● **The task**: Using the records below, report how many lines hold "code", with no extra text.

##### Record extracts

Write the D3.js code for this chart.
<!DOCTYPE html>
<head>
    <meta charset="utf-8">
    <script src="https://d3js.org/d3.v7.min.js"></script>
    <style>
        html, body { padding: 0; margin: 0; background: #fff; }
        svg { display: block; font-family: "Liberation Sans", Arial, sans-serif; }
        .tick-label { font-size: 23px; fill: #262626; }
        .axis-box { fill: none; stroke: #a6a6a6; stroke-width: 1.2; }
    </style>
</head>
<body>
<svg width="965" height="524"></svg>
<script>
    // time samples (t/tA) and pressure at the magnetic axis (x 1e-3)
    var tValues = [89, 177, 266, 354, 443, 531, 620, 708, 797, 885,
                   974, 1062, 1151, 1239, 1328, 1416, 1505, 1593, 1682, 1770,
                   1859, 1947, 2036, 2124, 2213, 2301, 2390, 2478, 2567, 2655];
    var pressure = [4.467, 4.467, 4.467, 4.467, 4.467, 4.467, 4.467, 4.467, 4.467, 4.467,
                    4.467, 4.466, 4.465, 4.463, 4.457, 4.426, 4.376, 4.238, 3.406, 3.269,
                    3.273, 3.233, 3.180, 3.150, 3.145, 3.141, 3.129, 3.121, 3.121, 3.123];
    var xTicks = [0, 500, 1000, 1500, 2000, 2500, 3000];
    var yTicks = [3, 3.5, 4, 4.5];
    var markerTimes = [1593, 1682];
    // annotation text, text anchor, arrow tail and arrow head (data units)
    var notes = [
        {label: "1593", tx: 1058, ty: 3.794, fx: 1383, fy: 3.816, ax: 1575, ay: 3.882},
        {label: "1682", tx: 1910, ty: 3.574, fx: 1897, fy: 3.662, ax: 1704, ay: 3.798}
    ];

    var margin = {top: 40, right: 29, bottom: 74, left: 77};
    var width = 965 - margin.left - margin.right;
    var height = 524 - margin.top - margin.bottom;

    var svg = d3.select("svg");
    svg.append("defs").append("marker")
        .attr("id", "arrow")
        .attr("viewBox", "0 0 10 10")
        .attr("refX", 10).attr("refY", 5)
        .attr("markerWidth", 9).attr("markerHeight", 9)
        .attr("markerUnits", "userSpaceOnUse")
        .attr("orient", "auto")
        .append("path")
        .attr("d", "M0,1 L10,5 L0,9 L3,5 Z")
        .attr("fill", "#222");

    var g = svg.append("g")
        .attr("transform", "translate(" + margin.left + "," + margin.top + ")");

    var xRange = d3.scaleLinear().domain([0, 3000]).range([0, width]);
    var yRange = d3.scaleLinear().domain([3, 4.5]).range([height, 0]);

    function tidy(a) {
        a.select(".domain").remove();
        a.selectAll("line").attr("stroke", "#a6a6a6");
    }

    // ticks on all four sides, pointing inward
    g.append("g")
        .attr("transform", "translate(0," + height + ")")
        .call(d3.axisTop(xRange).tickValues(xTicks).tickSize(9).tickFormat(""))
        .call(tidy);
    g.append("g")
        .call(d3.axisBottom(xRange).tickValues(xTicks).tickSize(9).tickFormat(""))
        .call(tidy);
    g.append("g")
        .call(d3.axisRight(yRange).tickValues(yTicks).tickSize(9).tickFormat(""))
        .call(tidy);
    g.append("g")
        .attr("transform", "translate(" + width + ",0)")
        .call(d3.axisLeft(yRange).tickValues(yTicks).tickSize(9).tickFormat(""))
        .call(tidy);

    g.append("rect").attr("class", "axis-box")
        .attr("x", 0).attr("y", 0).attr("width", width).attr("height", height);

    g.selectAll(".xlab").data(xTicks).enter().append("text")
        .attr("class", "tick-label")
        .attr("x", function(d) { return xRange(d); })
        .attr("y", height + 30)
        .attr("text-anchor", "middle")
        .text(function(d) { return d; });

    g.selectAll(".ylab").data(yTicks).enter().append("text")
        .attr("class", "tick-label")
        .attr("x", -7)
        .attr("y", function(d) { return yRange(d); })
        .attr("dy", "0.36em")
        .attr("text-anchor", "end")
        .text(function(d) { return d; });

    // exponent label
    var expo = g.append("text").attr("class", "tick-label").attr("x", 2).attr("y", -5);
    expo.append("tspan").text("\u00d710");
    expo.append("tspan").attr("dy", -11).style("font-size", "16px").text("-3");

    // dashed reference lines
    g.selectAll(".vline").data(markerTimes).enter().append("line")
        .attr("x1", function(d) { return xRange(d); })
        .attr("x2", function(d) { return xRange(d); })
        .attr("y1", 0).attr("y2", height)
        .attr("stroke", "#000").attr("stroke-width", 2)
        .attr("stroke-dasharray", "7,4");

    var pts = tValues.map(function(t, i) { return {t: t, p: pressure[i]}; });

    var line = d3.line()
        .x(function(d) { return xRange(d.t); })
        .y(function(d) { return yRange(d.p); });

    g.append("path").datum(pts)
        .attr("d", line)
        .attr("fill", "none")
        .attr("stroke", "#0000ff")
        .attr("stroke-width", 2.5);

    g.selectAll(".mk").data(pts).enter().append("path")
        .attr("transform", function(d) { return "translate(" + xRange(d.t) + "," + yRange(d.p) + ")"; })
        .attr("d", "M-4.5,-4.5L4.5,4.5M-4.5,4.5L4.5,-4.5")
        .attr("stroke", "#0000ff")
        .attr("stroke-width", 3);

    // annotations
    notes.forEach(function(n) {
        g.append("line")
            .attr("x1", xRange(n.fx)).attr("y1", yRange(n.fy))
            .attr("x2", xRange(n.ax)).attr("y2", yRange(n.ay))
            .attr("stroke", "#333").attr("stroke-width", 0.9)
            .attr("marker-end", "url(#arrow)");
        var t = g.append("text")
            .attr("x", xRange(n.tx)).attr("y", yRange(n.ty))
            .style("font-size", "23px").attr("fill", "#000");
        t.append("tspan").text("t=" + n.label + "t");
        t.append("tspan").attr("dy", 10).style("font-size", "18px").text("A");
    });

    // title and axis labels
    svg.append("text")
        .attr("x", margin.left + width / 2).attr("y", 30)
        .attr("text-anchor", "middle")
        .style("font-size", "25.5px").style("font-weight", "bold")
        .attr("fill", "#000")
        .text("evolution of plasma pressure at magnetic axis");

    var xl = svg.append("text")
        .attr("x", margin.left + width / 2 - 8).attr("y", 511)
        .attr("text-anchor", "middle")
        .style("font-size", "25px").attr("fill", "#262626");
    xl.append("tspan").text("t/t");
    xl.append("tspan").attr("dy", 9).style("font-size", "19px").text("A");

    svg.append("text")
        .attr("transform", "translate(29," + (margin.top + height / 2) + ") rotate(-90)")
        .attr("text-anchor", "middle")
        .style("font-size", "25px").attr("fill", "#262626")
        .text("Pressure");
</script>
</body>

##########
##### Record extracts

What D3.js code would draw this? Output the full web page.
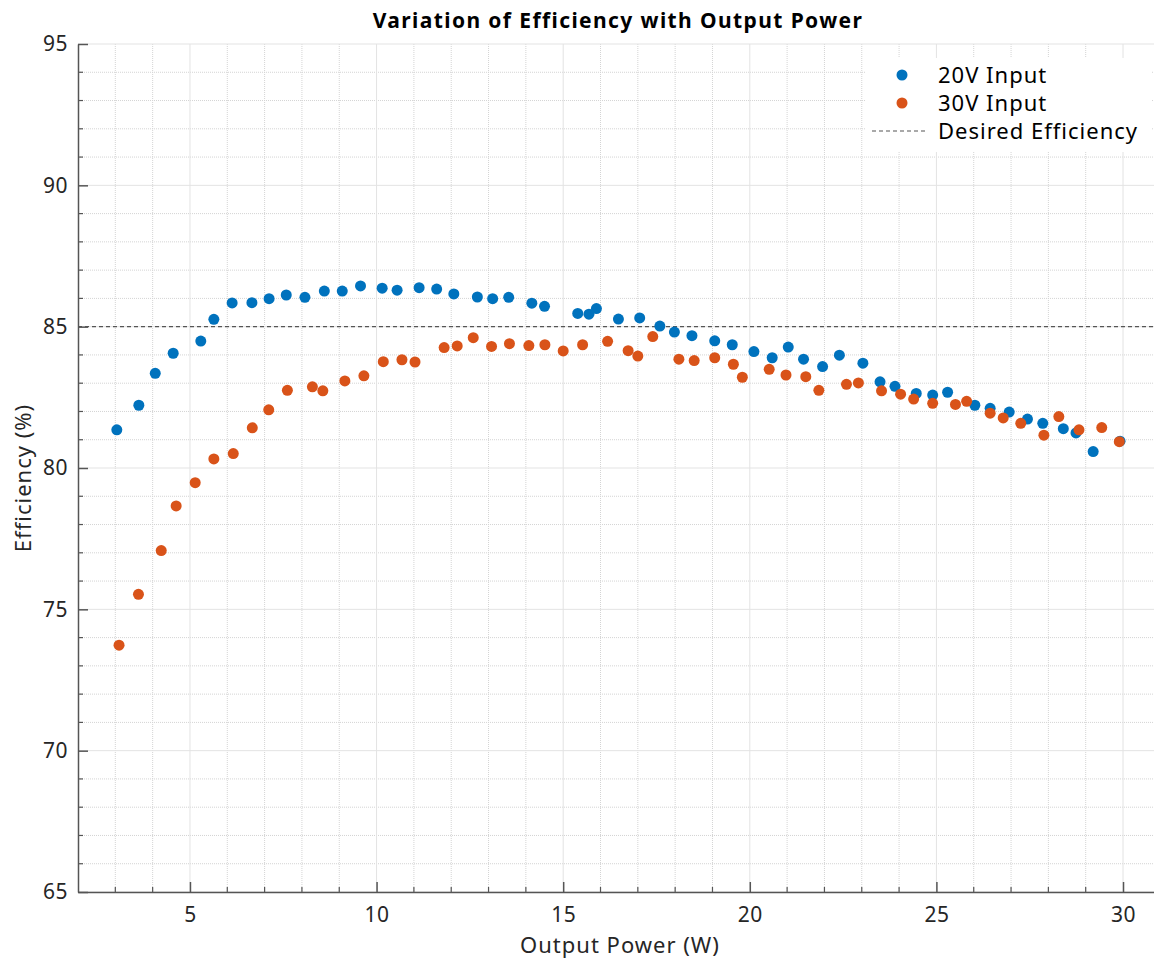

##########

● **Task solution**: 2